> **Goal**
In this exercise, return the whole listing exactly, excluding any images.

** BEGIN **

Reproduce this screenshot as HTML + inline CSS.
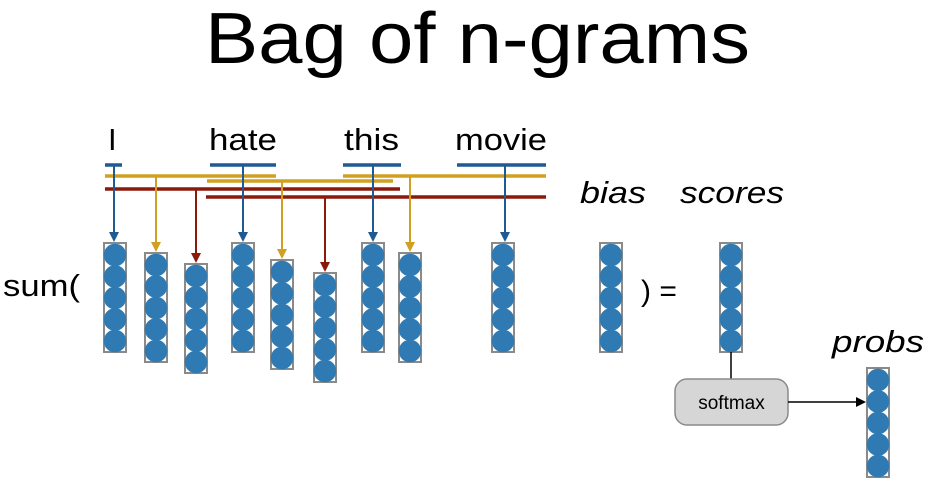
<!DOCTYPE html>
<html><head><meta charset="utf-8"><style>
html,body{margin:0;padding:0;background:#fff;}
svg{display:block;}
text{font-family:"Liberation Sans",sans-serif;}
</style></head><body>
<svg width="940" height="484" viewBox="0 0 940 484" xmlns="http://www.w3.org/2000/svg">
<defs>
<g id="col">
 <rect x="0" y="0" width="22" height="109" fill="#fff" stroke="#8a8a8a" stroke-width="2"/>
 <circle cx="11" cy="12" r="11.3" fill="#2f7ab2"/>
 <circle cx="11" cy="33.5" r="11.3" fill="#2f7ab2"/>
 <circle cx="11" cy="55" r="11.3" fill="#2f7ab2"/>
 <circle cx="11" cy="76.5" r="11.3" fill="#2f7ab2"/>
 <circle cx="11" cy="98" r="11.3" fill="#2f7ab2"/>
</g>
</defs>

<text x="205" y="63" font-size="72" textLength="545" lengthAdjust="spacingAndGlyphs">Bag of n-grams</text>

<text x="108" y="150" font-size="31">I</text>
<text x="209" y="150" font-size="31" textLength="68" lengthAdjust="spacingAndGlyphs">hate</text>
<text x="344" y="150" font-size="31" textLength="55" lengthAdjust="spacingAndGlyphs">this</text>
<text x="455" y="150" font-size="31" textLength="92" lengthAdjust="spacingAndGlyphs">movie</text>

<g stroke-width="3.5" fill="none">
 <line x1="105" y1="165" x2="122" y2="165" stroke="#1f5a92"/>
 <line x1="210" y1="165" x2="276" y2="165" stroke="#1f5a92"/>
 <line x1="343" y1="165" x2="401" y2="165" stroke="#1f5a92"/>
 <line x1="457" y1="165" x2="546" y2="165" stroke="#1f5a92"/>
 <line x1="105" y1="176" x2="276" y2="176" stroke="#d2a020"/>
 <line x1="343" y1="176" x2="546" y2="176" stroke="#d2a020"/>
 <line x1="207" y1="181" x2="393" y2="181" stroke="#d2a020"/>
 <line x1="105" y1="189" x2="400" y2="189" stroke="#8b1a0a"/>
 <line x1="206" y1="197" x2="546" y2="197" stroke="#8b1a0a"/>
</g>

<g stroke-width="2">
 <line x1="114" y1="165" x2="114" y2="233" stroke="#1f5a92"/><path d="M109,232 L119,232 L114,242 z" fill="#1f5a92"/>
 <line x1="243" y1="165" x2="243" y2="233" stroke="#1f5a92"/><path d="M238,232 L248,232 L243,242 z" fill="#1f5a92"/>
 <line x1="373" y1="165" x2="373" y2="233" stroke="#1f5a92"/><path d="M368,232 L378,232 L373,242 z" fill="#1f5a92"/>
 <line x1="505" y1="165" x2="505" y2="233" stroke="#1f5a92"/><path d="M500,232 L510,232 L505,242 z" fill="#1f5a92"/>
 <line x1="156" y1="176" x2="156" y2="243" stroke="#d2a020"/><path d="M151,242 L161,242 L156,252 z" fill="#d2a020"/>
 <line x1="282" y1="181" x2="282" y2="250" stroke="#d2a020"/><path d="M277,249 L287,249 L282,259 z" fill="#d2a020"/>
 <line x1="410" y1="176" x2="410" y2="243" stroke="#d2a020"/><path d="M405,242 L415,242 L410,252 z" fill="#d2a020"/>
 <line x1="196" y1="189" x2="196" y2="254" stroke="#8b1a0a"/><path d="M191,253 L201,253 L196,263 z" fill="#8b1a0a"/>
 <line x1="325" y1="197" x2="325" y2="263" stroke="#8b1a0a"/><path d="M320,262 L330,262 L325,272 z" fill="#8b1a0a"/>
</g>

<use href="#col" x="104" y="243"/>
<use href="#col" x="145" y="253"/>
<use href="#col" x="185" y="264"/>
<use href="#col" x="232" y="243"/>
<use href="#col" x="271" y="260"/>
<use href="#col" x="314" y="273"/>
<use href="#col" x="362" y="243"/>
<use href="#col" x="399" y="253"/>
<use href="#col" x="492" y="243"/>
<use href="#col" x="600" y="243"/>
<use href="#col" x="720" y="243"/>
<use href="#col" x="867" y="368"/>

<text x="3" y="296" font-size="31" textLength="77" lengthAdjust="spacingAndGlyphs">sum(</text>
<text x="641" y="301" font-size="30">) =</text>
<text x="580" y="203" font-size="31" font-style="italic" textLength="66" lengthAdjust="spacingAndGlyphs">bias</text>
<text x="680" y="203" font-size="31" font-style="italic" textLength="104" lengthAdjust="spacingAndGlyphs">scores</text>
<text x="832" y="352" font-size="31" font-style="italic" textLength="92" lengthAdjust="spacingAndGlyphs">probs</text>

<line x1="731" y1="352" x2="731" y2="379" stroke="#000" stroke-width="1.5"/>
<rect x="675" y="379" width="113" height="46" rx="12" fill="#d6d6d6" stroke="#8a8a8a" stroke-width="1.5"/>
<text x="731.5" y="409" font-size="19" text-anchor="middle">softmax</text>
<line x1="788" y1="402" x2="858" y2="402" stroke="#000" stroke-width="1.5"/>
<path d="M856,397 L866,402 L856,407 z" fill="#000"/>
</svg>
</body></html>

** END **

> **Finished task**
Reproduce this screenshot as HTML + inline CSS.
<!DOCTYPE html>
<html><head><meta charset="utf-8"><style>
html,body{margin:0;padding:0;background:#fff;}
svg{display:block;}
text{font-family:"Liberation Sans",sans-serif;}
</style></head><body>
<svg width="940" height="484" viewBox="0 0 940 484" xmlns="http://www.w3.org/2000/svg">
<defs>
<g id="col">
 <rect x="0" y="0" width="22" height="109" fill="#fff" stroke="#8a8a8a" stroke-width="2"/>
 <circle cx="11" cy="12" r="11.3" fill="#2f7ab2"/>
 <circle cx="11" cy="33.5" r="11.3" fill="#2f7ab2"/>
 <circle cx="11" cy="55" r="11.3" fill="#2f7ab2"/>
 <circle cx="11" cy="76.5" r="11.3" fill="#2f7ab2"/>
 <circle cx="11" cy="98" r="11.3" fill="#2f7ab2"/>
</g>
</defs>

<text x="205" y="63" font-size="72" textLength="545" lengthAdjust="spacingAndGlyphs">Bag of n-grams</text>

<text x="108" y="150" font-size="31">I</text>
<text x="209" y="150" font-size="31" textLength="68" lengthAdjust="spacingAndGlyphs">hate</text>
<text x="344" y="150" font-size="31" textLength="55" lengthAdjust="spacingAndGlyphs">this</text>
<text x="455" y="150" font-size="31" textLength="92" lengthAdjust="spacingAndGlyphs">movie</text>

<g stroke-width="3.5" fill="none">
 <line x1="105" y1="165" x2="122" y2="165" stroke="#1f5a92"/>
 <line x1="210" y1="165" x2="276" y2="165" stroke="#1f5a92"/>
 <line x1="343" y1="165" x2="401" y2="165" stroke="#1f5a92"/>
 <line x1="457" y1="165" x2="546" y2="165" stroke="#1f5a92"/>
 <line x1="105" y1="176" x2="276" y2="176" stroke="#d2a020"/>
 <line x1="343" y1="176" x2="546" y2="176" stroke="#d2a020"/>
 <line x1="207" y1="181" x2="393" y2="181" stroke="#d2a020"/>
 <line x1="105" y1="189" x2="400" y2="189" stroke="#8b1a0a"/>
 <line x1="206" y1="197" x2="546" y2="197" stroke="#8b1a0a"/>
</g>

<g stroke-width="2">
 <line x1="114" y1="165" x2="114" y2="233" stroke="#1f5a92"/><path d="M109,232 L119,232 L114,242 z" fill="#1f5a92"/>
 <line x1="243" y1="165" x2="243" y2="233" stroke="#1f5a92"/><path d="M238,232 L248,232 L243,242 z" fill="#1f5a92"/>
 <line x1="373" y1="165" x2="373" y2="233" stroke="#1f5a92"/><path d="M368,232 L378,232 L373,242 z" fill="#1f5a92"/>
 <line x1="505" y1="165" x2="505" y2="233" stroke="#1f5a92"/><path d="M500,232 L510,232 L505,242 z" fill="#1f5a92"/>
 <line x1="156" y1="176" x2="156" y2="243" stroke="#d2a020"/><path d="M151,242 L161,242 L156,252 z" fill="#d2a020"/>
 <line x1="282" y1="181" x2="282" y2="250" stroke="#d2a020"/><path d="M277,249 L287,249 L282,259 z" fill="#d2a020"/>
 <line x1="410" y1="176" x2="410" y2="243" stroke="#d2a020"/><path d="M405,242 L415,242 L410,252 z" fill="#d2a020"/>
 <line x1="196" y1="189" x2="196" y2="254" stroke="#8b1a0a"/><path d="M191,253 L201,253 L196,263 z" fill="#8b1a0a"/>
 <line x1="325" y1="197" x2="325" y2="263" stroke="#8b1a0a"/><path d="M320,262 L330,262 L325,272 z" fill="#8b1a0a"/>
</g>

<use href="#col" x="104" y="243"/>
<use href="#col" x="145" y="253"/>
<use href="#col" x="185" y="264"/>
<use href="#col" x="232" y="243"/>
<use href="#col" x="271" y="260"/>
<use href="#col" x="314" y="273"/>
<use href="#col" x="362" y="243"/>
<use href="#col" x="399" y="253"/>
<use href="#col" x="492" y="243"/>
<use href="#col" x="600" y="243"/>
<use href="#col" x="720" y="243"/>
<use href="#col" x="867" y="368"/>

<text x="3" y="296" font-size="31" textLength="77" lengthAdjust="spacingAndGlyphs">sum(</text>
<text x="641" y="301" font-size="30">) =</text>
<text x="580" y="203" font-size="31" font-style="italic" textLength="66" lengthAdjust="spacingAndGlyphs">bias</text>
<text x="680" y="203" font-size="31" font-style="italic" textLength="104" lengthAdjust="spacingAndGlyphs">scores</text>
<text x="832" y="352" font-size="31" font-style="italic" textLength="92" lengthAdjust="spacingAndGlyphs">probs</text>

<line x1="731" y1="352" x2="731" y2="379" stroke="#000" stroke-width="1.5"/>
<rect x="675" y="379" width="113" height="46" rx="12" fill="#d6d6d6" stroke="#8a8a8a" stroke-width="1.5"/>
<text x="731.5" y="409" font-size="19" text-anchor="middle">softmax</text>
<line x1="788" y1="402" x2="858" y2="402" stroke="#000" stroke-width="1.5"/>
<path d="M856,397 L866,402 L856,407 z" fill="#000"/>
</svg>
</body></html>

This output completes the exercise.